La historia de la unción en Betania parece, a primera vista, que corresponde al campo de lo anecdótico. Pero el mismo Jesús añade en el evangelio: «En verdad os digo: dondequiera que se predique el evangelio, en todo el mundo se hablará de lo que ésta ha hecho, para memoria de ella» (Mc 14,9). ¿Pero en qué radica esta afirmación que dura a través de los tiempos? El mismo Jesús nos ofrece una interpretación, cuando dice: «Lo ha hecho... anticipándose a ungir mi cuerpo para la sepultura» (Mc 14,8; cf. Jn 12,7). Así, pues, él compara lo que ocurre aquí con el embalsamamiento de los muertos, que era corriente entre los reyes y los potentados.
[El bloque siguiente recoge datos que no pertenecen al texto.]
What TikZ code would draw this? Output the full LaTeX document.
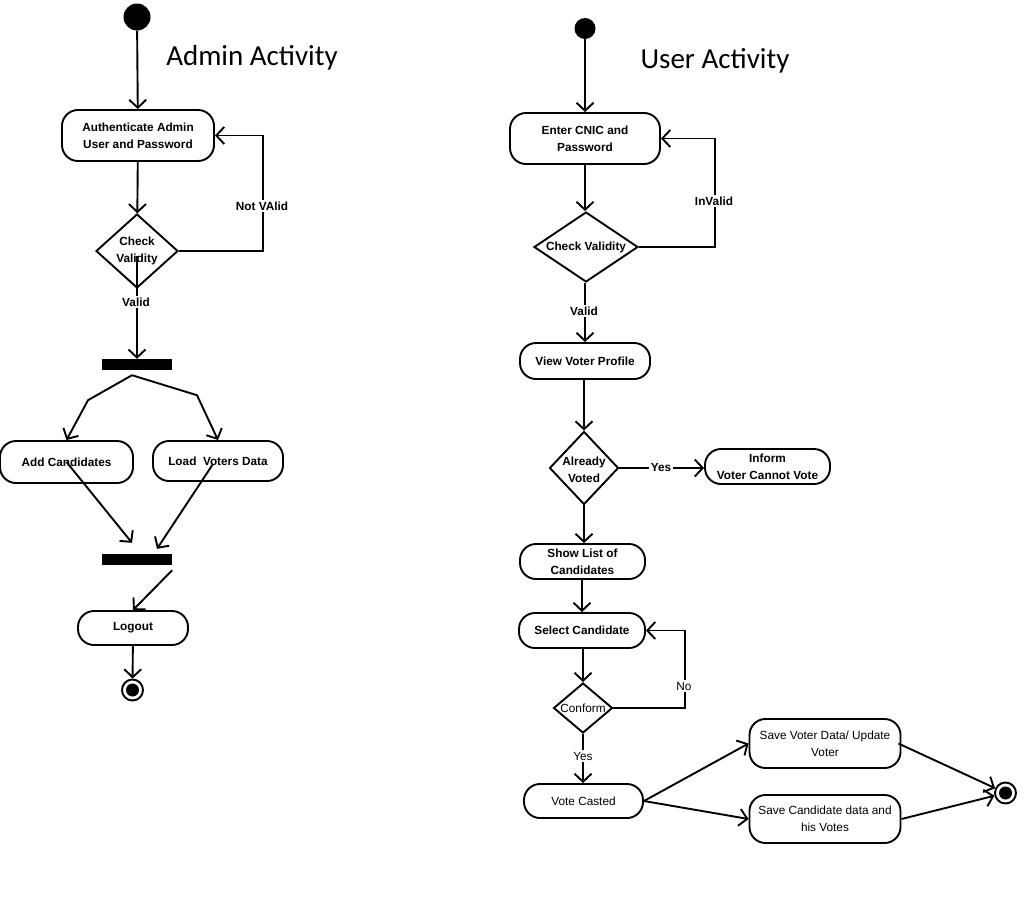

Tal unción era una tentativa de salir al paso a la muerte: solamente en la putrefacción, en la destrucción del cuerpo, así se creía, completa la muerte su obra. Mientras queda el cuerpo, el hombre no se ha deshecho, no ha muerto totalmente.
Según eso, Jesús ve en el rasgo o gesto de María la tentativa de asestar un golpe a la muerte. El reconoce ahí un esfuerzo malogrado, pero no inútil, que es esencial de todo amor: el comunicar la vida a los demás, la inmortalidad. Pero lo ocurrido en los días siguientes muestra la impotencia de tal esfuerzo humano; no existe ninguna posibilidad de proporcionarse a sí mismo la inmortalidad Ni el poder de los ricos ni la abnegación de los que aman pueden conseguir esto. En fin de cuentas, tal tentativa de «unción» es más una conservación que una superación de la muerte. Sólo una unción es suficientemente fuerte para oponerse a la muerte, a saber, el Espíritu santo, el amor de Dios. La pascua es su victoria, en la que Jesús se muestra como el Cristo, como el «ungido» de Dios.
Sin embargo, la acción de María sigue siendo algo permanente, algo simbólico y modélico, puesto que siempre debe existir el esfuerzo para mantener vivo a Cristo en este mundo y para oponerse a los poderes que le hacen enmudecer, que pretenden matarlo.
¿Pero cómo puede ocurrir esto? Por cada acción de la fe y del amor. Una frase del evangelio puede dar, tal vez, más color a esta afirmación. Juan nos cuenta que, por la unción, toda la casa se llenó del aroma del aceite o perfume (12,3). Eso nos recuerda una frase de san Pablo: «Porque somos para Dios permanente olor de Cristo en los que se salvan» (2 Cor 2,15). La vieja idea pagana de que los sacrificios alimentan a los dioses con su buen olor, se halla aquí transformada en la idea de que la vida cristiana hace que el buen aroma de Cristo y la atmósfera de la verdadera vida se difunda en el mundo. Pero también hay otro punto de vista. Junto a María, la servidora de la vida, se halla en el evangelio Judas, el cual se convierte en el cómplice de la muerte: respecto a Jesús, primeramente, y también, luego, respecto a sí mismo. Él se opone a la unción, al gesto del amor que suministra la vida. A esa unción contrapone él el cálculo de la pura utilidad. Pero, detrás de eso, aparece algo más profundo: Judas no era capaz de escuchar efectivamente a Jesús, y de aprender de él una nueva concepción de la salvación del mundo y de Israel.
Él había acudido a Jesús con una esperanza bien determinada; según ella, le midió a él y por ella le negó. Así representa él no sólo el cálculo frente al desinterés del amor, sino también a la incapacidad de escuchar, de oír y obedecer frente a la humildad del aro que se deja conducir incluso a donde no quiere. «La casa se llenó del aroma del perfume»_¿ocurre así con nosotros?_¿Exhalamos el olor del egoísmo, que es el instrumento de la muerte, o el aroma de la vida, que procede de la fe y lleva al amor?